Today I learned that this was not going to go well for me. Yes, Maxwell cards are coming out in March, but no, they won't be anything close to what a gamer would want. These would replace the cards like GTX 640 and the lower end. The GPU core they are going to release in March is called GM117 core. What a gamer would need is the GM100 or GM110 cores. These are the big guns. The GM100 would power the GTX 870/880 and the GM110 would power the GTX 970/980.
It is a bit weird that NVidia is releasing the low end models earlier than the high-end models. Last time, they released the GTX 680 first, then GTX 670 and gradually unveiled the rest of the family. I wonder why they are going this the opposite way this time around. It could be perhaps Kepler in the high-end is very competitive with AMD's high-end solutions. Or it could be because AMD doesn't have anything big coming out anytime soon. Or it could be because NVidia wants to extract more money out of the current gen cards. Or it could be all of the above.
What I know is I am hugely disappointed. The GM100 cards might come out this year still. But we don't have a time frame. Or GM100 could never see the light. Remember how they couldn't make the GK100 chips and they release the mid-range GK104 as the highend GTX 670/680 SKUs. It might happen again.
So that means, I still have to look at the current gen cards. I still want to see AMD's Mantle APIs in action before making a decision. It's a shame that EA had to put off the Mantle update for Battlefield 4. It could have been the revelation that I needed. On the market side of the things, the GTX 780's price in the Japanese market hasn't changed in the last couple of months. The cheapest GTX 780 still stands tall at $550. But the cheapest R9 290 is going for $420 currently. (It even went down to $399 once!) We have seen a couple of custom cooled R9 290 cards show up on Kakaku.com's radar, but still they are massively overpriced. Currently you can only find the Gigabyte R9 290-OC in the market, but XFX's Black Edition Double Dissipation card also was available a little while back. But the best cooler for these AMD chips is made by Sapphire in their Tri-X line up of cards, and they are nowhere to be found in the Japanese market. Bummer!

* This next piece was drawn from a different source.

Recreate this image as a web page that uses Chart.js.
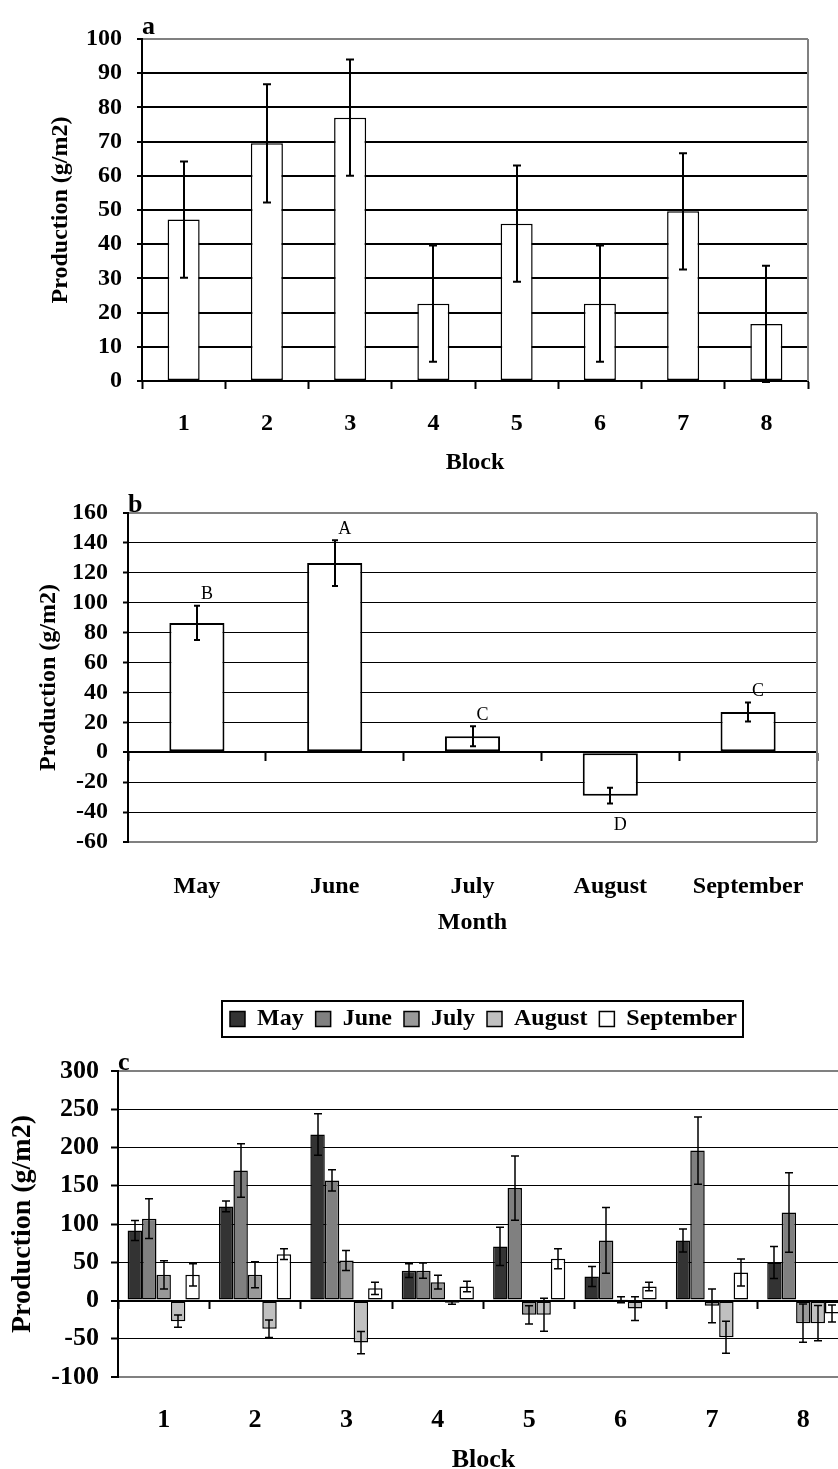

Well, I guess that I can wait a couple of more weeks. My birthday is coming up on the 31st, and I would be happy if I could get a new graphics card by then. If not, hey, it's not the end of the world. I can still play a lot of games at 1440p with the GTX670, although I cannot play all of them at max details. I think I can live with that. The only issue with be knowing that my PC is not living up to my expectations.